I consider myself a smart fellow, but i’m rarely the smartest person in the room. Somewhere along my adulting journey, I realised that being the smartest person was a liability, not an asset.

Our brain power grows by being stretched, and the moment it realises it no longer needs to apply itself, it goes into stasis. Having grown up in the 8-4-4 education system, where the goal was to be declared the smartest, or one of the smartest, by virtue of your academic ranking, I have had to painfully unlearn this need to be the smartest. Today, if I notice that I am the smartest person around, I make a point of exiting that room at the earliest possible opportunity. To quote a former boss, I choose to never become the ‘Giant among Dwarves’.

I have risen to the echelons of two career paths – Digital Marketing & Customer Experience. In both cases, the moment it became clear I would now be rotating horizontally without scaling any new heights of impact, I switched careers, often to the chagrin and confusion of my bosses and colleagues.

The reality of the career switching process is much harder than it sounds though. I am in my 3rd (and hopefully final) career path. To make the last switch, I had to endure an arduous learning curve, and the loss of about 2/3 of my Annual earnings. Not a walk in the park, but a worthy walk.

I envy people who find their career paths early, and those paths are broad and dynamic enough to enable them to keep scaling to new heights and encounter new challenges year in year out.

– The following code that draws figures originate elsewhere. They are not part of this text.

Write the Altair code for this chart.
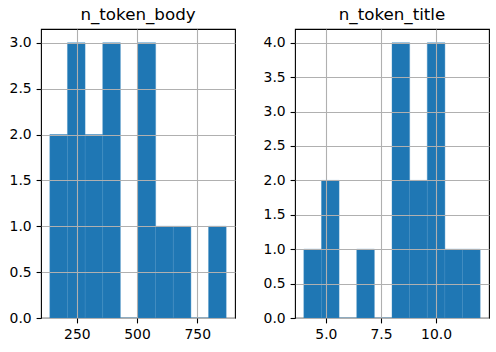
import altair as alt
import pandas as pd

# n_token_body histogram
body_edges = [138.0, 211.2, 284.4, 357.6, 430.8, 504.0, 577.2, 650.4, 723.6, 796.8, 870.0]
body_counts = [2, 3, 2, 3, 0, 3, 1, 1, 0, 1]
body_xticks = [250, 500, 750]
body_yticks = [0.0, 0.5, 1.0, 1.5, 2.0, 2.5, 3.0]

# n_token_title histogram
title_edges = [4.0, 4.8, 5.6, 6.4, 7.2, 8.0, 8.8, 9.6, 10.4, 11.2, 12.0]
title_counts = [1, 2, 0, 1, 0, 4, 2, 4, 1, 1]
title_xticks = [5.0, 7.5, 10.0]
title_yticks = [0.0, 0.5, 1.0, 1.5, 2.0, 2.5, 3.0, 3.5, 4.0]

FONT = "DejaVu Sans"
BLUE = "#1f77b4"


def panel(name, edges, counts, xticks, xfmt, yticks):
    df = pd.DataFrame({"start": edges[:-1], "end": edges[1:], "count": counts})
    span = edges[-1] - edges[0]
    xdom = [edges[0] - 0.05 * span, edges[-1] + 0.05 * span]
    ymax = max(counts) * 1.05
    axis_common = dict(
        grid=True, gridColor="#b0b0b0", gridWidth=1.1, zindex=1,
        domain=False, tickColor="black", tickSize=4.9, tickWidth=1.1,
        labelFont=FONT, labelFontSize=13.9, labelColor="black", labelPadding=4.9,
        title=None, labelFlush=False, labelOverlap=False,
    )
    return alt.Chart(df, title=alt.TitleParams(name, font=FONT, fontSize=16.7,
                                               fontWeight="normal", color="black",
                                               offset=5)).mark_rect(
        color=BLUE, stroke="#3b88c0", strokeWidth=0.4
    ).encode(
        x=alt.X("start:Q", scale=alt.Scale(domain=xdom, nice=False, zero=False),
                axis=alt.Axis(values=xticks, format=xfmt, **axis_common)),
        x2="end:Q",
        y=alt.Y("count:Q", scale=alt.Scale(domain=[0, ymax], nice=False),
                axis=alt.Axis(values=yticks, format=".1f", **axis_common)),
        y2=alt.datum(0),
    ).properties(width=194, height=289)


left = panel("n_token_body", body_edges, body_counts, body_xticks, "d", body_yticks)
right = panel("n_token_title", title_edges, title_counts, title_xticks, ".1f", title_yticks)

chart = alt.hconcat(left, right, spacing=26).properties(
    padding={"left": 8, "top": 6, "right": 5, "bottom": 5},
    background="white",
).configure_view(stroke="black", strokeWidth=1.1)

chart.save("out.html", embed_options={"renderer": "svg", "actions": False})
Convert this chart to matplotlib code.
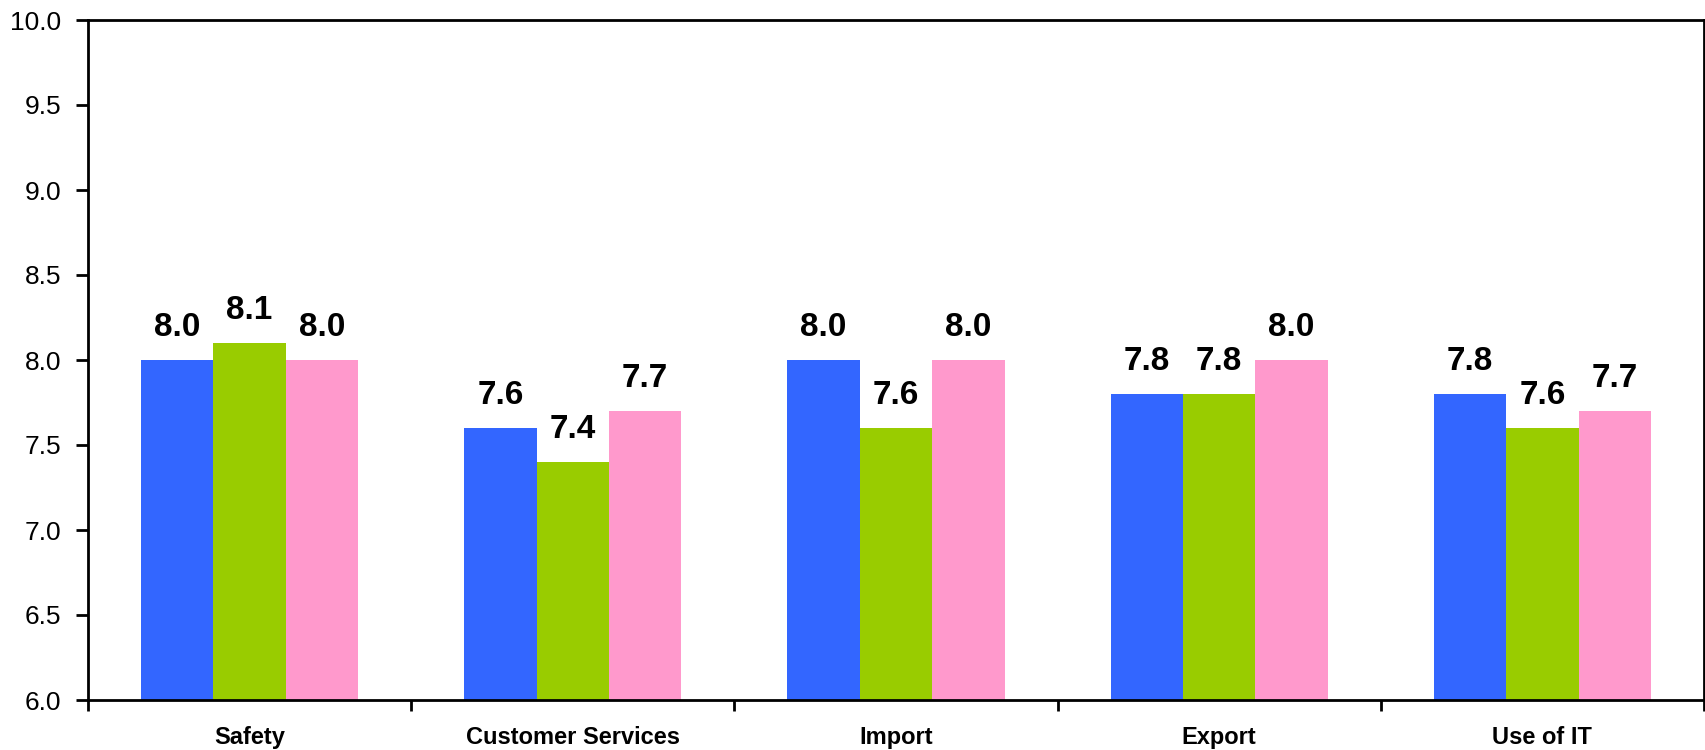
import numpy as np
import matplotlib
matplotlib.use('Agg')
from matplotlib import pyplot as plt

# Data
categories = ['Safety', 'Customer Services', 'Import', 'Export', 'Use of IT']
series_a = [8.0, 7.6, 8.0, 7.8, 7.8]
series_b = [8.1, 7.4, 7.6, 7.8, 7.6]
series_c = [8.0, 7.7, 8.0, 8.0, 7.7]
colors = ['#3366FF', '#99CC00', '#FF99CC']

plt.rcParams['font.family'] = ['Liberation Sans', 'DejaVu Sans']

fig = plt.figure(figsize=(17.05, 7.5), dpi=100)
ax = fig.add_axes([88 / 1705, 50 / 750, (1704 - 88) / 1705, 680 / 750])

x = np.arange(len(categories))
w = 0.224
for i, (vals, c) in enumerate(zip([series_a, series_b, series_c], colors)):
    bars = ax.bar(x + (i - 1) * w, np.array(vals) - 6.0, w, bottom=6.0, color=c, zorder=2)
    for xi, v in zip(x + (i - 1) * w, vals):
        ax.annotate(f'{v:.1f}', (xi, v), xytext=(0, 12), textcoords='offset points',
                    ha='center', va='bottom', fontsize=24, fontweight='bold')

ax.set_xlim(-0.5, len(categories) - 0.5)
ax.set_ylim(6.0, 10.0)
ax.set_yticks(np.arange(6.0, 10.01, 0.5))
ax.set_yticklabels([f'{t:.1f}' for t in np.arange(6.0, 10.01, 0.5)], fontsize=19)
ax.set_xticks(np.arange(-0.5, len(categories), 1.0))
ax.set_xticklabels([])
ax.set_xticks(x, minor=True)
ax.set_xticklabels(categories, minor=True, fontsize=17, fontweight='bold')
ax.tick_params(axis='x', which='minor', length=0, pad=19)
ax.tick_params(axis='x', which='major', direction='out', length=8, width=2)
ax.tick_params(axis='y', direction='out', length=9, width=2, pad=10)
for s in ax.spines.values():
    s.set_linewidth(2)

fig.savefig('out.png', dpi=100)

I don’t envy people who settle for being adept at a particular, non-evolving field, and end up in long career paths, doing jobs they could do with their eyes closed, while enjoying the perks of job security. While I recognise the world needs such people to keep the wheels of our economies running, I have come to know that God created me differently. If you happen to be like me, dissatisfied with status quo, and excited by challenges, then this post is for you.

I have worked in large corporates, and small companies during a period of downsizing. I couldn’t help but notice that the people who the HR cuts go for are often the loyal, dependable, long serving performers. Here’s the painful truth; in moments of crisis, these people become financial baggage that needs to be thrown out to Sea. I have seen the tears, and heard the heart wrenching ‘after I gave this company X years of my life’ speeches. In many cases, these People don’t know what to do with themselves in the big, uncaring world outside the Company they had served so faithfully. They can’t swim with the Sharks, so they drown, in depression, in financial trouble, in confusion. They had acquired Papers in careers that have long been disrupted, so those Papers can’t help them find the next job. I could go on, but I think you get the point.

Steve Jobs famously said, ‘Stay Foolish, Stay Hungry’. A growth mindset means that if you get comfortable, you seek discomfort – in new challenges, in new skills, in new tasks. If you are the smartest in the room, the department, the Company, the Industry even, get scared, very scared, and find a way out, because the countdown to your demise has started.

Today’s world has no room for settlers.